J6.2 POP Problem: Understanding Public Perception and Confusion

Tuesday, 8 January 2019: 10:45 AM
North 231AB (Phoenix Convention Center - West and North Buildings)
Jacob Ryan Reed, Univ. of Alabama, Tuscaloosa, AL; and J. C. Senkbeil

The National Weather Service began including PoPs in their forecasts in 1965. PoPs are now pervasive across the weather enterprise. Despite the familiarity of PoPs in weather forecasts, this product continues to be the culprit of confusion, disagreement, and frustration among the public as well as meteorologists. This turmoil is well demonstrated in the Southeast U.S. during the summer months when airmass convection frequently dots the landscape. Confusion and frustration surrounding PoP forecasts can be avoided by addressing current shortcomings in how this product is visually and verbally communicated.

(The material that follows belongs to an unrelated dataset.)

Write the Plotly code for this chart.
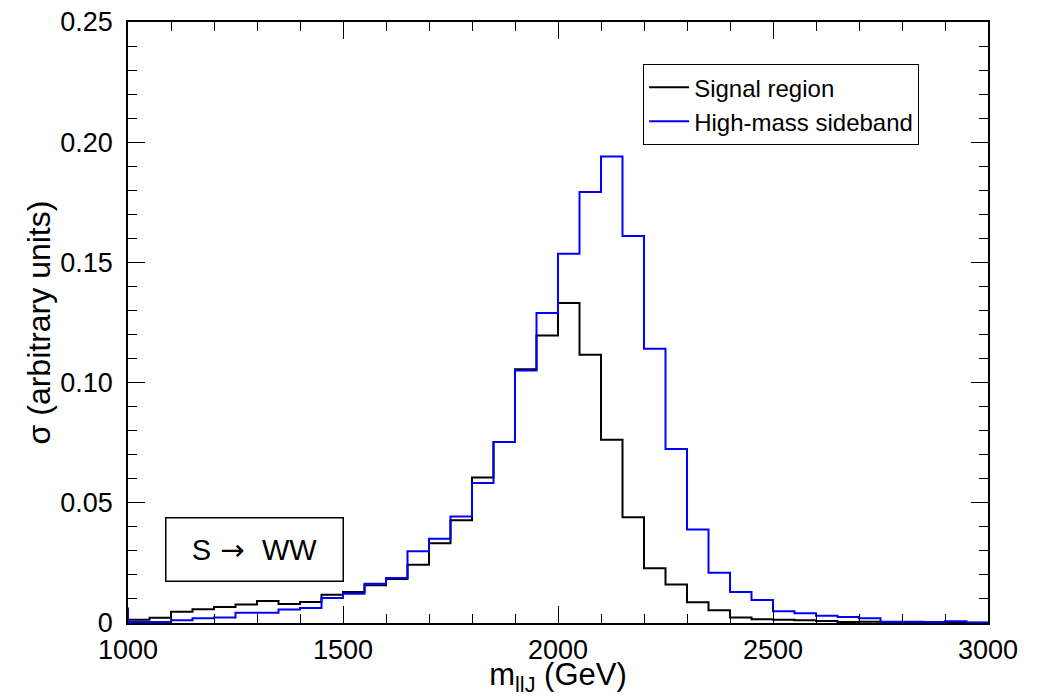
import plotly.graph_objects as go

# bin lower edges (GeV), 50 GeV bins from 1000 to 3000
bin_lo = list(range(1000, 3000, 50))
bin_width = 50

signal_region = [
    0.0014, 0.0022, 0.0047, 0.0057, 0.0067, 0.0077, 0.0092, 0.0079, 0.0087, 0.0118,
    0.0129, 0.0157, 0.0183, 0.0242, 0.0332, 0.0427, 0.0605, 0.0753, 0.1056, 0.1196,
    0.1331, 0.1116, 0.0762, 0.0440, 0.0228, 0.0160, 0.0086, 0.0053, 0.0023, 0.0016,
    0.0014, 0.0011, 0.0008, 0.0004, 0.0005, 0.0002, 0.0002, 0.0002, 0.0001, 0.0001,
]

high_mass_sideband = [
    0.0004, 0.0004, 0.0011, 0.0020, 0.0023, 0.0043, 0.0043, 0.0056, 0.0062, 0.0104,
    0.0122, 0.0163, 0.0187, 0.0298, 0.0350, 0.0443, 0.0582, 0.0753, 0.1050, 0.1289,
    0.1536, 0.1793, 0.1940, 0.1610, 0.1141, 0.0724, 0.0389, 0.0209, 0.0129, 0.0096,
    0.0049, 0.0041, 0.0030, 0.0025, 0.0020, 0.0005, 0.0005, 0.0004, 0.0007, 0.0002,
]
# bin just below the plotted range (visible only as the edge at 1000 GeV)
sideband_underflow_lo = 950
sideband_underflow = 0.006

x_tickvals = [1000, 1500, 2000, 2500, 3000]
x_ticktext = ["1000", "1500", "2000", "2500", "3000"]
y_tickvals = [0, 0.05, 0.10, 0.15, 0.20, 0.25]
y_ticktext = ["0", "0.05", "0.10", "0.15", "0.20", "0.25"]

FONT = "Liberation Sans, Arial, Helvetica, sans-serif"


def step_xy(lo, vals, width):
    xs = list(lo) + [lo[-1] + width]
    ys = list(vals) + [vals[-1]]
    return xs, ys


sx, sy = step_xy(bin_lo, signal_region, bin_width)
bx, by = step_xy([sideband_underflow_lo] + bin_lo, [sideband_underflow] + high_mass_sideband, bin_width)

fig = go.Figure()
fig.add_trace(go.Scatter(x=sx, y=sy, mode="lines", line=dict(color="black", width=2, shape="hv"),
                         name="Signal region"))
fig.add_trace(go.Scatter(x=bx, y=by, mode="lines", line=dict(color="#0000ff", width=2, shape="hv"),
                         name="High-mass sideband"))

axis_common = dict(
    showgrid=False, zeroline=False, showline=True, linecolor="black", linewidth=1.5,
    mirror="ticks", ticks="inside", tickcolor="black", tickwidth=1.2, ticklen=17,
    tickfont=dict(family=FONT, size=27, color="black"), automargin=False,
    ticklabeloverflow="allow",
)

fig.update_xaxes(
    range=[1000, 3000], tickvals=x_tickvals, ticktext=x_ticktext,
    minor=dict(ticks="inside", ticklen=9, dtick=100, tickcolor="black", tickwidth=1.2),
    ticklabelstandoff=2,
    title=dict(text="m<sub>llJ</sub> (GeV)", font=dict(family=FONT, size=31, color="black"), standoff=0),
    **axis_common,
)
fig.update_yaxes(
    range=[0, 0.25], tickvals=y_tickvals, ticktext=y_ticktext,
    minor=dict(ticks="inside", ticklen=9, dtick=0.01, tickcolor="black", tickwidth=1.2),
    ticklabelstandoff=8,
    title=dict(text="σ (arbitrary units)", font=dict(family=FONT, size=32, color="black"), standoff=0),
    **axis_common,
)

fig.add_annotation(
    x=0.147, y=0.123, xref="paper", yref="paper", xanchor="center", yanchor="middle",
    text="S<span style=\"font-family:DejaVu Sans\"> → </span> WW", showarrow=False,
    font=dict(family=FONT, size=29, color="black"),
    bordercolor="black", borderwidth=1.5, borderpad=2, width=172, height=58, bgcolor="white",
)

# page body has an 8px default margin, so the figure is sized/offset to compensate
fig.update_layout(
    width=1031, height=689,
    margin=dict(l=120, r=51, t=14, b=74),
    paper_bgcolor="white", plot_bgcolor="white",
    showlegend=True,
    legend=dict(
        x=0.599, y=0.93, xanchor="left", yanchor="top",
        bordercolor="black", borderwidth=1, bgcolor="white",
        font=dict(family=FONT, size=24, color="black"),
        itemwidth=40, tracegroupgap=0,
    ),
)

fig.write_html("out.html")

A total of 167 people in Alabama, Mississippi, Georgia, and Tennessee were surveyed about their experience with PoP forecasts. Participants were asked to rank the order of importance of components of precipitation forecasts such as timing, accumulation, intensity, duration, and the percentage chance. Additionally, respondents were asked to evaluate current television forecast graphics to identify shortcomings. Results show that people prioritize timing and intensity as the most important components of precipitation forecasts. This information is not currently available in graphics like the 7-day forecast. Approximately 80 percent of participants were not able to identify how much precipitation was going to fall, how long it would last, when it would happen, or how intense it would be after looking at 7-day forecast graphics. This study illustrates some of the disconnects between what the public wants in their precipitation forecasts and what the meteorological community is currently providing them.